**Work required:** Print the lines of the listing below verbatim from its first line through the line bearing "ph = H - T - B". Any pictures are to be omitted.

━━━━━━━━━━

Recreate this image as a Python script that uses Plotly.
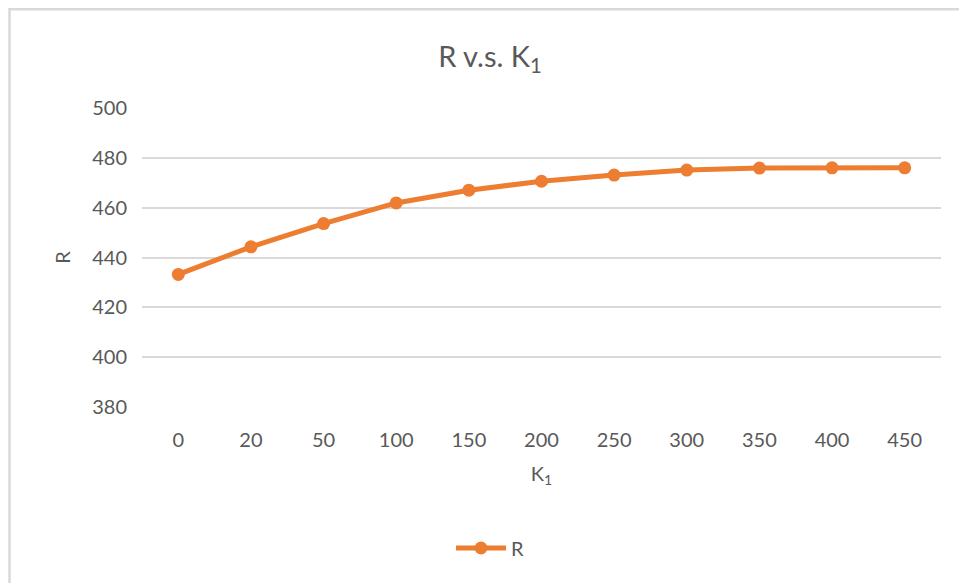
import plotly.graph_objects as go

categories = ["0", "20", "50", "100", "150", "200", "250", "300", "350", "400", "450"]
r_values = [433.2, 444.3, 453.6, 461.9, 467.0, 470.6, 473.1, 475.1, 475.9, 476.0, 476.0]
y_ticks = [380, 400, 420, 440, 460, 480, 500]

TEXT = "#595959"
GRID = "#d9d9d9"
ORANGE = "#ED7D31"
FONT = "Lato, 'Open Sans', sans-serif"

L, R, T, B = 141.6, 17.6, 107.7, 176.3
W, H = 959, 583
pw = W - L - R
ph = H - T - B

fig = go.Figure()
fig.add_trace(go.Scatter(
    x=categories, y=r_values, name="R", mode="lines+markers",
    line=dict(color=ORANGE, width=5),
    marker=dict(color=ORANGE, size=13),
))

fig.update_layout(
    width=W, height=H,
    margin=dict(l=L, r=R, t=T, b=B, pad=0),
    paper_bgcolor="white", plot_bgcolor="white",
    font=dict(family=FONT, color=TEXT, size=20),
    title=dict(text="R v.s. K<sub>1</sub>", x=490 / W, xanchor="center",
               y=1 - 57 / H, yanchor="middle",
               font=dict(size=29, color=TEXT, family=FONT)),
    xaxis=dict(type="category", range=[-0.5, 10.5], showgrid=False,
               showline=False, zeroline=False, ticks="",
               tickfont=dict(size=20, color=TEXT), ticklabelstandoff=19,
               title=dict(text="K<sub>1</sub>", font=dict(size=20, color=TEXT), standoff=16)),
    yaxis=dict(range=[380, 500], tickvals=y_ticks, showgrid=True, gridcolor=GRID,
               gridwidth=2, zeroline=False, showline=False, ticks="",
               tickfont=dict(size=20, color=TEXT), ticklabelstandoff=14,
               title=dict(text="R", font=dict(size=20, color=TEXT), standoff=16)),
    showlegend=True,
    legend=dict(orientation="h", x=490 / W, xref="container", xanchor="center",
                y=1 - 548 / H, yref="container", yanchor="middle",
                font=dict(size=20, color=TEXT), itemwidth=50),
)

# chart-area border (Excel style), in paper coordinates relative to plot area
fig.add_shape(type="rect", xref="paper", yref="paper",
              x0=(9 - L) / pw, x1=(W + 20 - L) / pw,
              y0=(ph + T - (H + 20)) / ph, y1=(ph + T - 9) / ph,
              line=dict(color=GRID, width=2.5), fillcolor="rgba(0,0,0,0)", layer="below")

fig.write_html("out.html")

━━━━━━━━━━

**Complete response:**
Recreate this image as a Python script that uses Plotly.
import plotly.graph_objects as go

categories = ["0", "20", "50", "100", "150", "200", "250", "300", "350", "400", "450"]
r_values = [433.2, 444.3, 453.6, 461.9, 467.0, 470.6, 473.1, 475.1, 475.9, 476.0, 476.0]
y_ticks = [380, 400, 420, 440, 460, 480, 500]

TEXT = "#595959"
GRID = "#d9d9d9"
ORANGE = "#ED7D31"
FONT = "Lato, 'Open Sans', sans-serif"

L, R, T, B = 141.6, 17.6, 107.7, 176.3
W, H = 959, 583
pw = W - L - R
ph = H - T - B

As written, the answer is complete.